What I'm looking for is some sort of "dependency tree" showing what I need to know. Is calculus required before discrete? What do I need to know before calculus (read: components to the general "pre-calculus" topic)? What can I cut out to fast track the project ("what can I go back for later")?
Thank!
Here's how my school did it:
base:
algebra
trigonometry
analytic geometry
track 1 track 2 track 3
calc 1 linear algebra statistics
calc 2 discrete math 1
calc 3 (multivariable) discrete math 2
differential equations
The base courses were a prerequisite for everything, the tracks were independent and taken in order.
So to answer your specific question, only algebra is needed for discrete. If you want to fast track, do one of these:
algebra, discrete
algebra, linear algebra, discrete (if you want to cover matrices first)
HTH... It about killed me when I returned to school and took these, but I'm a much better programmer for it. Good Luck!
My advice is to lazily evaluate your own dependency tree. Study something you think is interesting -- when you hit something you don't know, go learn about it.
I always find it easier to learn something new when I already have a context in which I want to use it.
This is a particularly cool site for visualizing how everything in the math world fits together:
http://www.math.niu.edu/Papers/Rusin/known-math/index/mathmap.html
It's also got short summaries of many subfields you've probably never heard of, which is fun.
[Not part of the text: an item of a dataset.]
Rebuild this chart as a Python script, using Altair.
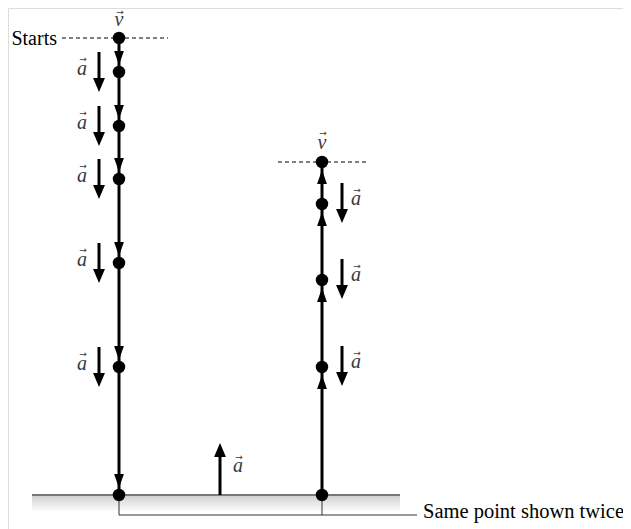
import altair as alt
import pandas as pd

# ---- diagram values (pixel-space positions of the motion diagram) ----
left_x = 119
right_x = 322
left_dots_y = [38, 72, 126, 179, 263, 367, 495]
right_dots_y = [495, 367, 280, 204, 162]
left_acc_dots = [72, 126, 179, 263, 367]
right_acc_dots = [204, 280, 367]
ground_y = 495
ground_x = [32, 400]
bracket_y = 515
bracket_end_x = 417
up_acc_x = 220
up_acc_top = 443

FONT = "Liberation Serif"

xs = alt.Scale(domain=[8, 623], nice=False, zero=False)
ys = alt.Scale(domain=[8, 529], nice=False, zero=False, reverse=True)

def X(f="x"):
    return alt.X(f"{f}:Q", scale=xs, axis=None)

def Y(f="y"):
    return alt.Y(f"{f}:Q", scale=ys, axis=None)

DOWN = "M -0.7 -1 L 0.7 -1 L 0 1 Z"
UP = "M -0.7 1 L 0.7 1 L 0 -1 Z"
DOWN_W = "M -0.85 -1 L 0.85 -1 L 0 1 Z"
UP_W = "M -0.85 1 L 0.85 1 L 0 -1 Z"

layers = []

# ground shading
shade_rows = []
for i in range(8):
    shade_rows.append({"x": ground_x[0], "x2": ground_x[1], "y": ground_y + 2 * i, "y2": ground_y + 2 * i + 2,
                       "o": 0.38 * (1 - i / 8)})
layers.append(alt.Chart(pd.DataFrame(shade_rows)).mark_rect(color="#888888").encode(
    x=X(), x2="x2:Q", y=Y(), y2="y2:Q", opacity=alt.Opacity("o:Q", scale=None, legend=None)))

# ground line
layers.append(alt.Chart(pd.DataFrame([{"x": ground_x[0], "x2": ground_x[1], "y": ground_y}])).mark_rule(
    color="#777777", strokeWidth=2).encode(x=X(), x2="x2:Q", y=Y()))

# bracket
br = pd.DataFrame([
    {"x": left_x, "x2": left_x, "y": ground_y, "y2": bracket_y},
    {"x": right_x, "x2": right_x, "y": ground_y, "y2": bracket_y},
    {"x": left_x, "x2": bracket_end_x, "y": bracket_y, "y2": bracket_y},
])
layers.append(alt.Chart(br).mark_rule(color="#333333", strokeWidth=1).encode(
    x=X(), x2="x2:Q", y=Y(), y2="y2:Q"))

# dashed lines
dash = pd.DataFrame([
    {"x": 62, "x2": 168, "y": left_dots_y[0]},
    {"x": 278, "x2": 368, "y": right_dots_y[-1]},
])
layers.append(alt.Chart(dash).mark_rule(color="black", strokeWidth=1, strokeDash=[4, 3]).encode(
    x=X(), x2="x2:Q", y=Y()))

# motion shafts
shafts = []
for i in range(len(left_dots_y) - 1):
    shafts.append({"x": left_x, "y": left_dots_y[i], "y2": left_dots_y[i + 1]})
for i in range(len(right_dots_y) - 1):
    shafts.append({"x": right_x, "y": right_dots_y[i], "y2": right_dots_y[i + 1]})
# acceleration shafts
for d in left_acc_dots:
    shafts.append({"x": 99, "y": d - 20, "y2": d + 8})
for d in right_acc_dots:
    shafts.append({"x": 342, "y": d - 21, "y2": d + 7})
shafts.append({"x": up_acc_x, "y": ground_y, "y2": up_acc_top + 10})
layers.append(alt.Chart(pd.DataFrame(shafts)).mark_rule(color="black", strokeWidth=3).encode(
    x=X(), y=Y(), y2="y2:Q"))

# motion arrowheads
down_heads = [{"x": left_x, "y": left_dots_y[i + 1] - 14} for i in range(len(left_dots_y) - 1)]
up_heads = [{"x": right_x, "y": right_dots_y[i + 1] + 15} for i in range(len(right_dots_y) - 1)]
layers.append(alt.Chart(pd.DataFrame(down_heads)).mark_point(
    shape=DOWN, filled=True, color="black", size=196, opacity=1, strokeWidth=0).encode(x=X(), y=Y()))
layers.append(alt.Chart(pd.DataFrame(up_heads)).mark_point(
    shape=UP, filled=True, color="black", size=196, opacity=1, strokeWidth=0).encode(x=X(), y=Y()))

# acceleration arrowheads
acc_down = [{"x": 99, "y": d + 13} for d in left_acc_dots] + [{"x": 342, "y": d + 12} for d in right_acc_dots]
acc_up = [{"x": up_acc_x, "y": up_acc_top + 7}]
layers.append(alt.Chart(pd.DataFrame(acc_down)).mark_point(
    shape=DOWN_W, filled=True, color="black", size=196, opacity=1, strokeWidth=0).encode(x=X(), y=Y()))
layers.append(alt.Chart(pd.DataFrame(acc_up)).mark_point(
    shape=UP_W, filled=True, color="black", size=196, opacity=1, strokeWidth=0).encode(x=X(), y=Y()))

# dots
dots = [{"x": left_x, "y": v} for v in left_dots_y] + [{"x": right_x, "y": v} for v in right_dots_y]
layers.append(alt.Chart(pd.DataFrame(dots)).mark_circle(color="black", size=155, opacity=1).encode(
    x=X(), y=Y()))

# italic vector letters (baseline positions)
letters = [{"x": 82, "y": d + 3, "t": "a"} for d in left_acc_dots]
letters += [{"x": 356, "y": d + 1, "t": "a"} for d in right_acc_dots]
letters += [{"x": 238, "y": 472, "t": "a"}]
letters += [{"x": 119, "y": 26, "t": "v"}, {"x": 322, "y": 149, "t": "v"}]
layers.append(alt.Chart(pd.DataFrame(letters)).mark_text(
    font=FONT, fontStyle="italic", fontSize=20, color="#3a3a3a", align="center", baseline="alphabetic").encode(
    x=X(), y=Y(), text="t:N"))

# small vector arrows above letters
vec_arrows = [{"x": 83, "y": d - 13} for d in left_acc_dots]
vec_arrows += [{"x": 357, "y": d - 14} for d in right_acc_dots]
vec_arrows += [{"x": 239, "y": 457}, {"x": 120, "y": 12}, {"x": 323, "y": 133}]
vec_arrows = [dict(r, t="\u2192") for r in vec_arrows]
layers.append(alt.Chart(pd.DataFrame(vec_arrows)).mark_text(
    font="DejaVu Sans", fontSize=9, color="#3a3a3a", align="center", baseline="middle").encode(
    x=X(), y=Y(), text="t:N"))

# plain labels
layers.append(alt.Chart(pd.DataFrame([{"x": 57, "y": 45, "t": "Starts"}])).mark_text(
    font=FONT, fontSize=20, color="black", align="right", baseline="alphabetic").encode(x=X(), y=Y(), text="t:N"))
layers.append(alt.Chart(pd.DataFrame([{"x": 423, "y": 518, "t": "Same point shown twice"}])).mark_text(
    font=FONT, fontSize=20.5, color="black", align="left", baseline="alphabetic").encode(x=X(), y=Y(), text="t:N"))

chart = alt.layer(*layers).properties(
    width=615, height=521, padding=0, autosize=alt.AutoSizeParams(type="none")
).configure_view(strokeWidth=0).configure(background="white")

chart.save("out.html", embed_options={"renderer": "svg", "actions": False})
Usually, an overview of each field is a good thing to have when looking at any topic, but it's rare to have a genuine dependence the way we'd think of it. Algebra is always needed. I can't think of a time I've needed any trigonometry. (except to expand it with new things from calculus) I'm even quite sure people wouldn't agree on what a dependency graph would look like, or even in which field each topic belongs.
I think the right way to approach it is to just collect a wide range of topics from all of branches and read them in whatever order you feel like, recording dependencies between topics as you go. (respecting them, or not, as you please.) This should have the far more important property of keeping the student interested.
It's also my experience that if something just has you stumped, just mark it and set it aside for later.
As for my school, well, it was similar to Harrison's:
cominatorics,
linear algebra,
calculus,
numerical analysis (error analysis in particular.)
logic,
statistics, (with operations research / queueing therory.)
Take a look at MathWorld. Browse topics or search for one, you'll get your position in the overall tree.